Volkswagen’s Chinese joint venture SAIC Volkswagen is lining up two plug-in hybrids for a debut on 29 May: the Passat ePro and the Tiguan L ePro. Both are Volkswagen PHEVs with the same hardware recipe, but the Passat is the longer-legged one on paper, claiming 1,468 km of total range to the Tiguan’s 1,423 km. The headline is not just distance; it’s how aggressively Volkswagen is using tech-heavy cabins and hybrid efficiency to keep its best-known nameplates relevant in a market where buyers now expect both low fuel use and a lot of screens.

Under the skin, the two cars are closely related. Each uses a 1.5-litre turbocharged EA211 petrol engine, one electric motor, a TQ251 transmission, and a 22 kWh traction battery. The combustion engine produces 129 hp, while the electric motor adds 197 hp, a combination that should do the heavy lifting in city driving and on shorter commutes where plug-in hybrids usually make the most sense.

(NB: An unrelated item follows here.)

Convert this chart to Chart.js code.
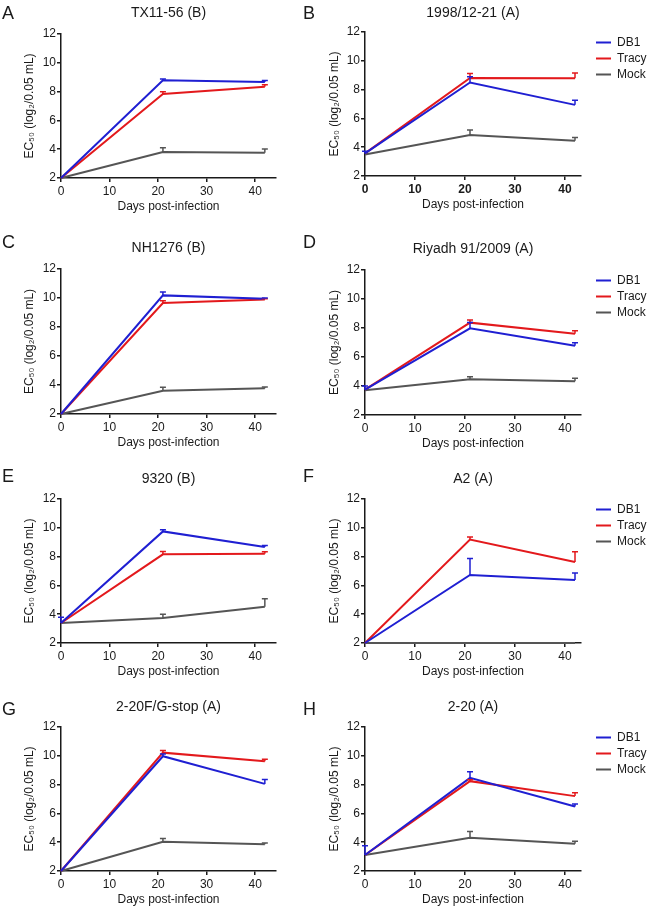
<!DOCTYPE html>
<html>
<head>
<meta charset="utf-8">
<script src="https://cdn.jsdelivr.net/npm/chart.js@4.4.0/dist/chart.umd.min.js"></script>
<style>
    html, body { margin: 0; padding: 0; background: #fff; overflow: hidden; }
    body { width: 650px; height: 907px; position: relative; font-family: "Liberation Sans", Arial, sans-serif; }
    .panel { position: absolute; }
    .letra { position: absolute; font-size: 18px; line-height: 20px; color: #1a1a1a; }
</style>
</head>
<body>
<script>
// Datos (EC50, log2/0.05 mL)
const dias = [0, 21, 42];
const series = ['DB1', 'Tracy', 'Mock'];
const titulos = ['TX11-56 (B)', '1998/12-21 (A)', 'NH1276 (B)', 'Riyadh 91/2009 (A)',
                 '9320 (B)', 'A2 (A)', '2-20F/G-stop (A)', '2-20 (A)'];
const letras = ['A', 'B', 'C', 'D', 'E', 'F', 'G', 'H'];
const yTicks = [2, 4, 6, 8, 10, 12];
const xTicks = [0, 10, 20, 30, 40];

const db1Media = [
    [2, 8.78, 8.67],
    [3.57, 8.49, 6.94],
    [2, 10.18, 9.95],
    [3.75, 7.98, 6.78],
    [3.39, 9.75, 8.67],
    [2, 6.72, 6.38],
    [2, 9.97, 8.05],
    [3.11, 8.47, 6.48]
];
const db1Error = [
    [0, 0.1, 0.1],
    [0.15, 0.4, 0.32],
    [0, 0.23, 0.05],
    [0.25, 0.4, 0.2],
    [0.4, 0.12, 0.1],
    [0, 1.15, 0.48],
    [0, 0.16, 0.3],
    [0.65, 0.42, 0.18]
];
const tracyMedia = [
    [2, 7.83, 8.33],
    [3.57, 8.81, 8.79],
    [2, 9.65, 9.9],
    [3.75, 8.37, 7.61],
    [3.39, 8.16, 8.2],
    [2, 9.18, 7.63],
    [2, 10.22, 9.62],
    [3.11, 8.24, 7.2]
];
const tracyError = [
    [0, 0.16, 0.14],
    [0, 0.3, 0.37],
    [0, 0.16, 0.05],
    [0, 0.18, 0.2],
    [0, 0.2, 0.14],
    [0, 0.18, 0.7],
    [0, 0.14, 0.14],
    [0, 0.1, 0.23]
];
const mockMedia = [
    [2, 3.8, 3.76],
    [3.5, 4.84, 4.45],
    [2, 3.61, 3.77],
    [3.7, 4.46, 4.33],
    [3.39, 3.74, 4.52],
    [2, 2, 2],
    [2, 4.03, 3.85],
    [3.11, 4.31, 3.89]
];
const mockError = [
    [0, 0.3, 0.25],
    [0, 0.35, 0.23],
    [0, 0.23, 0.1],
    [0, 0.18, 0.2],
    [0, 0.25, 0.55],
    [0, 0, 0],
    [0, 0.23, 0.09],
    [0, 0.44, 0.18]
];

const colores = ['#1f1fd2', '#e3191c', '#555555'];
const tinta = '#1a1a1a';

// Posición de cada panel en la página
const columnas = [
    { x: 0,   eje: 61,  derecha: 276, xMax: 44.3, padTituloY: 22.8, letraX: 2 },
    { x: 325, eje: 365, derecha: 581, xMax: 43.2, padTituloY: 2.8,  letraX: 303 }
];
const areaArriba = [33.7, 32.3, 269.3, 270, 499.3, 499.3, 726.7, 726.7];
const areaAbajo  = [177.7, 176.7, 414, 415, 643.3, 643.3, 871, 871];
const tituloY    = [13.3, 13.3, 248.3, 248.7, 479, 479, 707.3, 707.3];
const letraY     = [12.5, 12.5, 241, 241, 475, 475, 708, 708];

Chart.defaults.font.family = '"Liberation Sans", Arial, sans-serif';
Chart.defaults.color = tinta;

// Barras de error (solo hacia arriba) con tope
const barrasError = {
    id: 'barrasError',
    afterDatasetsDraw(chart) {
        const { ctx, scales: { x, y } } = chart;
        for (let i = chart.data.datasets.length - 1; i >= 0; i--) {
            const ds = chart.data.datasets[i];
            if (!ds.errores) continue;
            ctx.save();
            ctx.strokeStyle = ds.borderColor;
            ctx.lineWidth = 1.5;
            ds.data.forEach((p, j) => {
                const e = ds.errores[j];
                if (!e) return;
                const px = x.getPixelForValue(p.x);
                const p0 = y.getPixelForValue(p.y);
                const p1 = y.getPixelForValue(p.y + e);
                ctx.beginPath();
                ctx.moveTo(px, p0);
                ctx.lineTo(px, p1);
                ctx.moveTo(px - 3, p1);
                ctx.lineTo(px + 3, p1);
                ctx.stroke();
            });
            ctx.restore();
        }
    }
};

// Leyenda pegada al lado derecho del área
const moverLeyenda = {
    id: 'moverLeyenda',
    afterLayout(chart) {
        const lg = chart.legend;
        if (!lg || !lg.options.display) return;
        lg.left = chart.chartArea.right + 11;
        lg.right = chart.width;
        lg.width = lg.right - lg.left;
        lg.top = chart.chartArea.top + 0.5;
    }
};

function crearPanel(i) {
    const col = columnas[i % 2];
    const conLeyenda = i % 2 === 1;
    const t = areaArriba[i];
    const b = areaAbajo[i];
    const top = t - 34;
    const alto = Math.round(b - t) + 74;

    const div = document.createElement('div');
    div.className = 'panel';
    div.style.left = col.x + 'px';
    div.style.top = top + 'px';
    const canvas = document.createElement('canvas');
    canvas.width = 325;
    canvas.height = alto;
    canvas.style.width = '325px';
    canvas.style.height = alto + 'px';
    div.appendChild(canvas);
    document.body.appendChild(div);

    const letra = document.createElement('div');
    letra.className = 'letra';
    letra.textContent = letras[i];
    letra.style.left = col.letraX + 'px';
    letra.style.top = (letraY[i] - 9.5) + 'px';
    document.body.appendChild(letra);

    const medias = [db1Media[i], tracyMedia[i], mockMedia[i]];
    const errores = [db1Error[i], tracyError[i], mockError[i]];

    const padTop = tituloY[i] - top - 8.4;

    new Chart(canvas.getContext('2d'), {
        type: 'line',
        data: {
            datasets: series.map((nombre, k) => ({
                label: nombre,
                data: dias.map((d, j) => ({ x: d, y: medias[k][j] })),
                errores: errores[k],
                borderColor: colores[k],
                backgroundColor: colores[k],
                borderWidth: 2,
                pointRadius: 0,
                tension: 0,
                clip: false
            }))
        },
        options: {
            responsive: false,
            animation: false,
            layout: {
                padding: { left: 0, top: 0, right: conLeyenda ? 29 : 325 - (col.derecha - col.x), bottom: 4 }
            },
            plugins: {
                title: {
                    display: true,
                    text: titulos[i],
                    fullSize: false,
                    color: tinta,
                    font: { size: 14, weight: 'normal' },
                    padding: { top: padTop, bottom: 34 - padTop - 16.8 }
                },
                legend: {
                    display: conLeyenda,
                    position: 'right',
                    align: 'start',
                    maxWidth: 40,
                    labels: {
                        usePointStyle: true,
                        pointStyle: 'line',
                        pointStyleWidth: 15,
                        padding: 4,
                        color: tinta,
                        font: { size: 12 }
                    }
                },
                tooltip: { enabled: false }
            },
            scales: {
                x: {
                    type: 'linear',
                    min: 0,
                    max: col.xMax,
                    z: 1,
                    afterBuildTicks: s => { s.ticks = xTicks.map(v => ({ value: v })); },
                    afterFit: s => { s.height = 36; },
                    grid: { display: true, drawOnChartArea: false, drawTicks: true, tickLength: 4, color: tinta, lineWidth: 1.5 },
                    border: { display: true, color: tinta, width: 1.5 },
                    ticks: {
                        color: tinta,
                        padding: 2,
                        maxRotation: 0,
                        font: { size: 12, weight: i === 1 ? 'bold' : 'normal' }
                    },
                    title: {
                        display: true,
                        text: 'Days post-infection',
                        color: tinta,
                        font: { size: 12 },
                        padding: { top: 0, bottom: 0.5 }
                    }
                },
                y: {
                    min: 2,
                    max: 12,
                    z: 1,
                    afterBuildTicks: s => { s.ticks = yTicks.map(v => ({ value: v })); },
                    afterFit: s => { s.width = col.eje - col.x; },
                    grid: { display: true, drawOnChartArea: false, drawTicks: true, tickLength: 4, color: tinta, lineWidth: 1.5 },
                    border: { display: true, color: tinta, width: 1.5 },
                    ticks: { color: tinta, padding: 1, font: { size: 12 } },
                    title: {
                        display: true,
                        text: 'EC₅₀ (log₂/0.05 mL)',
                        color: tinta,
                        font: { size: 12 },
                        padding: { top: col.padTituloY, bottom: 0 }
                    }
                }
            }
        },
        plugins: [barrasError, moverLeyenda]
    });
}

document.addEventListener('DOMContentLoaded', () => {
    for (let i = 0; i < 8; i++) crearPanel(i);
});
</script>
</body>
</html>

Shared hybrid hardware under the bonnet

That setup also reflects a broader industry pattern: legacy brands are leaning on PHEVs as a bridge between full combustion and full EVs, especially in China, where the fight is fierce and product cycles move fast. Volkswagen is not alone here, but it is clearly trying to make these cars feel more modern than the average ”efficient family car” badge on the market shelf.

Passat ePro gets the bigger reboot

The Passat ePro has had the more dramatic visual overhaul. It gets new headlights, a continuous LED strip across the front, and an illuminated Volkswagen logo, plus dimensions of 5,017 x 1,850 x 1,489 mm and a wheelbase of 2,871 mm. In other words, this is not a light facelift dressed up as innovation; it is the sort of redesign that tells existing buyers Volkswagen wants the car to feel visibly newer from a glance across the car park.

Inside, the cabin follows the current trend toward screen-heavy dashboards. Volkswagen is fitting three displays on the front panel, including a 10.3-inch digital instrument cluster and a 12.9-inch media screen. That is hardly a shock in 2026, but it is the kind of detail that still matters because Chinese buyers often judge ”newness” by the number and size of screens before they even test the seat cushioning.

Tiguan L ePro keeps the same formula

The Tiguan L ePro follows the same design language, with revised LED lighting, a full-width light bar, and an illuminated VW badge. Its body measures 4,744 x 1,842 x 1,684 mm, with a 2,791 mm wheelbase, putting it squarely in the midsize SUV bracket. The cabin mirrors the Passat’s three-screen setup and adds a new steering wheel, along with a more comfortable front passenger seat – the sort of small interior tweak that matters more than marketing copy would like to admit.

For Volkswagen, the real question is whether this blend of range, familiar badges, and digital flash is enough to keep pace with domestic rivals that have turned plug-in hybrids into a spec-sheet arms race. The 29 May launch will show whether SAIC Volkswagen has built a convincing answer or just a more polished version of an old playbook.